The dude chuckles and says, “She’s also told me to tell you not to use the name of the Lord in vain. I am not religious, but that’s what she wants me to tell you.”

“How did you know my mom’s name?” I ask him, pointing my finger.

“You want proof, right? Your mother Penelope died a few years ago of lung cancer. Your father died when you were a teenager of a stroke. You’re an only child and your parents emigrated here from Spain. Your mother’s spirit called on me and sent me to you. Spirits sometimes do that. I was just minding my business when this…force I’m sometimes blessed or cursed with—depending on how you look at it—well, this force, your mother’s spirit, urged me to come talk to you and tell you that your life is not here, it’s in New Mexico.”

My mouth is wide open, and Lily shuts it by placing a finger under my chin.

“Your mother also says that’s not very ladylike,” she jokes.

Henry snickers. “She agrees. What’s in New Mexico, by the way? Why would you ever leave California?” he jokes, opening his arms to point out at the obvious, as if Venice Beach is the most wonderful place on earth.

Esteban. I have to get back to Esteban.

I glance in Lily’s direction. Tie-dye dude has probably done acid too many times in his life, but he might be right about one thing.

I guess my mother felt the need to intervene and tell me to wake up and open my eyes. Moved by the idea of my mother’s spirit being near, I release a shaky breath, trying to undo the knot in my throat. Tears quickly fill my eyes, I can finally see things clearly. God, what am I still doing here? I’ve been so stubborn the last few days.

My life isn’t here.

“Can I ask you a question?”

“Of course. I imagine you’d have a few.”

“How’s my mother?”

“She’s quite all right and she wants me to reassure you she’s with your father. She just summoned me to tell you your life is in New Mexico.” He pauses, and looks down, almost as if he’s listening intently to a secret, invisible conversation.
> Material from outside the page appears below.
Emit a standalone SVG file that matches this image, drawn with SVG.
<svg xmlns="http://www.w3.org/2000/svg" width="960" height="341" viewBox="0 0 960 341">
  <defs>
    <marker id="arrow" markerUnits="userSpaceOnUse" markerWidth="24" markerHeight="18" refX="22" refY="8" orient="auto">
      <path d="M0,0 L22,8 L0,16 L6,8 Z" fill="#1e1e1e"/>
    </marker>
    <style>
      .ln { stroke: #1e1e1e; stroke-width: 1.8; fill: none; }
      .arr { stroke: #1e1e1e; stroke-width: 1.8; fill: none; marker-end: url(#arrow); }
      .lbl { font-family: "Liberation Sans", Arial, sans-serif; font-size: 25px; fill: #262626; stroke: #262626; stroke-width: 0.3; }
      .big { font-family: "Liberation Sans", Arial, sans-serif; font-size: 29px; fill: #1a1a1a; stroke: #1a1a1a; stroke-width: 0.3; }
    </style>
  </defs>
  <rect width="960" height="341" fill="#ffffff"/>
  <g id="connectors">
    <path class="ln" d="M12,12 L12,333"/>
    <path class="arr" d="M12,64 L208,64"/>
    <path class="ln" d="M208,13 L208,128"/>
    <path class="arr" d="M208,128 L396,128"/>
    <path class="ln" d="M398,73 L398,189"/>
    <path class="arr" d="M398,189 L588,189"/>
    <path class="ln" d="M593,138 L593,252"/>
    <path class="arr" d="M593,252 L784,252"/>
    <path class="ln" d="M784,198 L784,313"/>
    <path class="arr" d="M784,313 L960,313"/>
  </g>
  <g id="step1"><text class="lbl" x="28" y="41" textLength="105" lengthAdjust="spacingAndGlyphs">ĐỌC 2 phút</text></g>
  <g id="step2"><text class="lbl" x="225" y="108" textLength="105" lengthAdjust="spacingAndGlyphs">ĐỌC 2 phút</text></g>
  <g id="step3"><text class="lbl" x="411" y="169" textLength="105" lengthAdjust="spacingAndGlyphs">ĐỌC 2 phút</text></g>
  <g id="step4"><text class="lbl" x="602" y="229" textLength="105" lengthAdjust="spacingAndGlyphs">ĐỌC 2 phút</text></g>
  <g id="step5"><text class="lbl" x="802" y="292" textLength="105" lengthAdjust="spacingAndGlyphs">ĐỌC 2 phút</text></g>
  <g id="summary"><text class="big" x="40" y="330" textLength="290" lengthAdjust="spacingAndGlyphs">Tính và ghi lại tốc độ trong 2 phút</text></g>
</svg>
Lily and I exchange a puzzled look. I’ve never had an experience like this in my life. The Universe is obviously trying to send me several messages.

“Oh, yes. She says you need to follow your heart. The love of your life is waiting. Okay, okay, I’ll tell her. The love of your life is waiting in New Mexico.”

I start laughing, stunned, ecstatic, drunk, and emotionally drained. I blink back my tears and wipe the corners of my eyes. Obviously, my mom thought I needed a sign to get my ass in gear. Well, she was right. I get up and hug Henry, kissing him on the cheek.

“Sorry if my mother was bossing you around. She does that.”

“It’s okay. Sometimes spirits...misbehave,” he says with a snicker.

“Tell Penelope I love her and that I’m going to do what she told me,” I say, helping Lily up so we can leave.

“Tomorrow, dear. When you’ve sobered up,” Henry says.